**Data excerpt**.
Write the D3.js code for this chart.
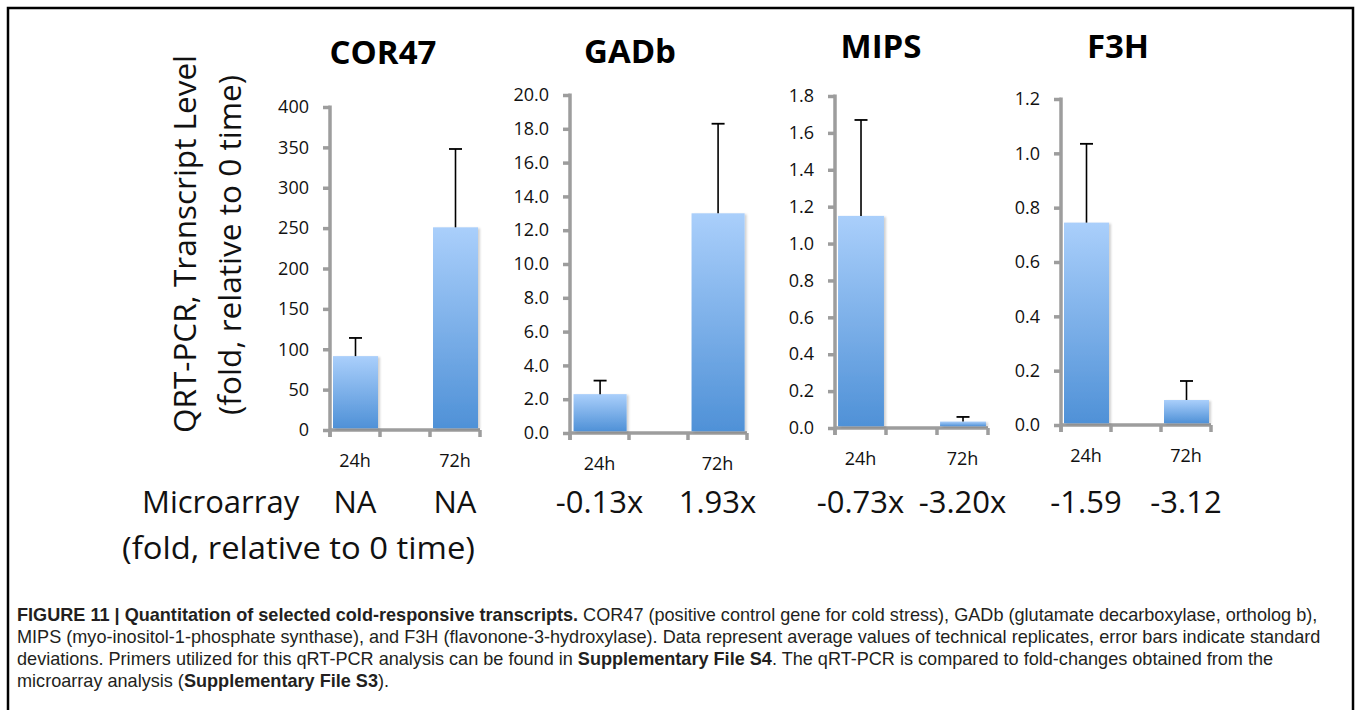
<!DOCTYPE html>
<html lang="en">
<head>
<meta charset="utf-8">
<title>Quantitation of selected cold-responsive transcripts</title>
<script src="https://d3js.org/d3.v7.min.js"></script>
<style>
body { margin: 0; background: #fff; }
svg text { font-family: "Open Sans", sans-serif; }
.caption text, .caption tspan { font-family: "Liberation Sans", Arial, sans-serif; }
</style>
</head>
<body>
<script>
// 1. data
const genes = ["COR47", "GADb", "MIPS", "F3H"];
const timepoints = ["24h", "72h"];
const qpcrMeans = [[91.5, 251], [2.3, 13.0], [1.15, 0.035], [0.745, 0.092]];
const qpcrSDs = [[22.5, 97], [0.8, 5.3], [0.52, 0.025], [0.29, 0.07]];
const yMaxes = [400, 20, 1.8, 1.2];
const yTickSteps = [50, 2, 0.2, 0.2];
const yTickFormats = ["d", ".1f", ".1f", ".1f"];
const microarrayFolds = [["NA", "NA"], ["-0.13x", "1.93x"], ["-0.73x", "-3.20x"], ["-1.59", "-3.12"]];

// 2. layout of each little panel (pixels)
const panelLayout = [
    {x0: 330, top: 107, zero: 430, band: 50, titleX: 383, titleY: 64},
    {x0: 570, top: 95,  zero: 433, band: 59, titleX: 630, titleY: 63},
    {x0: 835, top: 96,  zero: 428, band: 51, titleX: 881, titleY: 58},
    {x0: 1061, top: 99, zero: 425, band: 50, titleX: 1118, titleY: 58}
];
const svgWidth = 1358;
const svgHeight = 710;
const axisColor = "#9d9d9d";

const svg = d3.select("body")
    .append("svg")
    .attr("width", svgWidth)
    .attr("height", svgHeight);

svg.append("rect")
    .attr("width", svgWidth)
    .attr("height", svgHeight)
    .attr("fill", "#fff");

// frame round the whole figure (bottom edge is cut off)
svg.append("rect")
    .attr("x", 8).attr("y", 8)
    .attr("width", 1345).attr("height", 740)
    .attr("fill", "none")
    .attr("stroke", "#000")
    .attr("stroke-width", 2.5);

const defs = svg.append("defs");
const grad = defs.append("linearGradient")
    .attr("id", "barGrad")
    .attr("x1", 0).attr("y1", 0).attr("x2", 0).attr("y2", 1);
grad.append("stop").attr("offset", "0%").attr("stop-color", "#aacffb");
grad.append("stop").attr("offset", "100%").attr("stop-color", "#4f91d7");

const shadow = defs.append("filter").attr("id", "shadow")
    .attr("x", "-20%").attr("y", "-20%").attr("width", "140%").attr("height", "140%");
shadow.append("feDropShadow")
    .attr("dx", 2).attr("dy", 1)
    .attr("stdDeviation", 1)
    .attr("flood-color", "#000")
    .attr("flood-opacity", 0.18);

// 3. one panel per gene
genes.forEach((gene, gi) => {
    const p = panelLayout[gi];
    const g = svg.append("g");

    // empty middle slot keeps the gap between the two bars, like the original sheet
    const xScale = d3.scaleBand()
        .domain([timepoints[0], "gap", timepoints[1]])
        .range([p.x0, p.x0 + 3 * p.band])
        .padding(0);

    const yScale = d3.scaleLinear()
        .domain([0, yMaxes[gi]])
        .range([p.zero, p.top]);

    const nTicks = Math.round(yMaxes[gi] / yTickSteps[gi]);
    const tickVals = d3.range(0, nTicks + 1).map(i => +(i * yTickSteps[gi]).toFixed(4));

    //y axis
    const leftAxis = d3.axisLeft(yScale)
        .tickValues(tickVals)
        .tickSize(7)
        .tickSizeOuter(0)
        .tickPadding(14)
        .tickFormat(d3.format(yTickFormats[gi]));

    const yAxisG = g.append("g")
        .attr("transform", "translate(" + p.x0 + ",0)")
        .call(leftAxis);
    yAxisG.select(".domain").remove();
    yAxisG.selectAll(".tick line")
        .attr("stroke", axisColor)
        .attr("stroke-width", 3.5);
    yAxisG.selectAll(".tick text")
        .attr("fill", "#111")
        .style("font-size", "18px");

    g.append("line")
        .attr("x1", p.x0).attr("x2", p.x0)
        .attr("y1", p.top - 1.5).attr("y2", p.zero + 7)
        .attr("stroke", axisColor)
        .attr("stroke-width", 3.5);

    // x axis: line plus ticks on the slot edges
    const xEnd = xScale.range()[1];
    g.append("line")
        .attr("x1", p.x0).attr("x2", xEnd)
        .attr("y1", p.zero).attr("y2", p.zero)
        .attr("stroke", axisColor)
        .attr("stroke-width", 3.5);

    const edges = xScale.domain().map(d => xScale(d)).concat([xEnd]);
    g.selectAll(null)
        .data(edges)
        .enter()
        .append("line")
        .attr("x1", d => d).attr("x2", d => d)
        .attr("y1", p.zero).attr("y2", p.zero + 7)
        .attr("stroke", axisColor)
        .attr("stroke-width", 3.5);

    const rows = timepoints.map((t, ti) => ({
        t: t,
        mean: qpcrMeans[gi][ti],
        sd: qpcrSDs[gi][ti],
        fold: microarrayFolds[gi][ti]
    }));
    const bw = xScale.bandwidth();

    //bars
    g.selectAll(null)
        .data(rows)
        .enter()
        .append("rect")
        .attr("x", d => xScale(d.t) + bw * 0.06)
        .attr("y", d => yScale(d.mean))
        .attr("width", bw * 0.9)
        .attr("height", d => p.zero - 1.75 - yScale(d.mean))
        .attr("fill", "url(#barGrad)")
        .attr("filter", "url(#shadow)");

    // error bars (upper half only)
    const cx = d => xScale(d.t) + bw * 0.51;
    g.selectAll(null)
        .data(rows)
        .enter()
        .append("line")
        .attr("x1", cx).attr("x2", cx)
        .attr("y1", d => yScale(d.mean))
        .attr("y2", d => yScale(d.mean + d.sd))
        .attr("stroke", "#000")
        .attr("stroke-width", 1.6);
    g.selectAll(null)
        .data(rows)
        .enter()
        .append("line")
        .attr("x1", d => cx(d) - 6.5).attr("x2", d => cx(d) + 6.5)
        .attr("y1", d => yScale(d.mean + d.sd))
        .attr("y2", d => yScale(d.mean + d.sd))
        .attr("stroke", "#000")
        .attr("stroke-width", 1.8);

    // category labels
    g.selectAll(null)
        .data(rows)
        .enter()
        .append("text")
        .attr("x", d => xScale(d.t) + bw / 2)
        .attr("y", p.zero + 37)
        .attr("text-anchor", "middle")
        .attr("fill", "#111")
        .style("font-size", "18px")
        .text(d => d.t);

    // microarray fold changes under each bar
    g.selectAll(null)
        .data(rows)
        .enter()
        .append("text")
        .attr("x", d => xScale(d.t) + bw / 2)
        .attr("y", 513)
        .attr("text-anchor", "middle")
        .attr("fill", "#111")
        .style("font-size", "31px")
        .text(d => d.fold);

    // title
    g.append("text")
        .attr("x", p.titleX)
        .attr("y", p.titleY)
        .attr("text-anchor", "middle")
        .attr("font-weight", 700)
        .attr("fill", "#000")
        .style("font-size", "33px")
        .text(gene);
});

//4. y axis title (two lines)
svg.append("text")
    .attr("transform", "translate(196,244) rotate(-90)")
    .attr("text-anchor", "middle")
    .attr("fill", "#111")
    .attr("textLength", 378)
    .attr("lengthAdjust", "spacingAndGlyphs")
    .style("font-size", "31px")
    .text("QRT-PCR, Transcript Level");
svg.append("text")
    .attr("transform", "translate(241,245) rotate(-90)")
    .attr("text-anchor", "middle")
    .attr("fill", "#111")
    .attr("textLength", 340)
    .attr("lengthAdjust", "spacingAndGlyphs")
    .style("font-size", "31px")
    .text("(fold, relative to 0 time)");

// row label for the microarray numbers
svg.append("text")
    .attr("x", 142).attr("y", 513)
    .attr("fill", "#111")
    .style("font-size", "31px")
    .text("Microarray");
svg.append("text")
    .attr("x", 122).attr("y", 559)
    .attr("fill", "#111")
    .attr("textLength", 353)
    .attr("lengthAdjust", "spacingAndGlyphs")
    .style("font-size", "31px")
    .text("(fold, relative to 0 time)");

//5. figure caption
const captionLines = [
    [["FIGURE 11 | Quantitation of selected cold-responsive transcripts.", true],
     [" COR47 (positive control gene for cold stress), GADb (glutamate decarboxylase, ortholog b),", false]],
    [["MIPS (myo-inositol-1-phosphate synthase), and F3H (flavonone-3-hydroxylase). Data represent average values of technical replicates, error bars indicate standard", false]],
    [["deviations. Primers utilized for this qRT-PCR analysis can be found in ", false],
     ["Supplementary File S4", true],
     [". The qRT-PCR is compared to fold-changes obtained from the", false]],
    [["microarray analysis (", false], ["Supplementary File S3", true], [").", false]]
];
const captionY = [621, 643, 665, 687];

const cap = svg.append("g").attr("class", "caption");
captionLines.forEach((parts, li) => {
    const t = cap.append("text")
        .attr("x", 17)
        .attr("y", captionY[li])
        .attr("fill", "#231f20")
        .style("font-size", "18.1px")
        .attr("xml:space", "preserve");
    parts.forEach(part => {
        t.append("tspan")
            .attr("font-weight", part[1] ? 700 : 400)
            .text(part[0]);
    });
});
</script>
</body>
</html>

**Problem statement**. Identify which lines contain the word "this" and copy each one.

**Completed exercise**.
Write the D3.js code for this chart.
    [["deviations. Primers utilized for this qRT-PCR analysis can be found in ", false],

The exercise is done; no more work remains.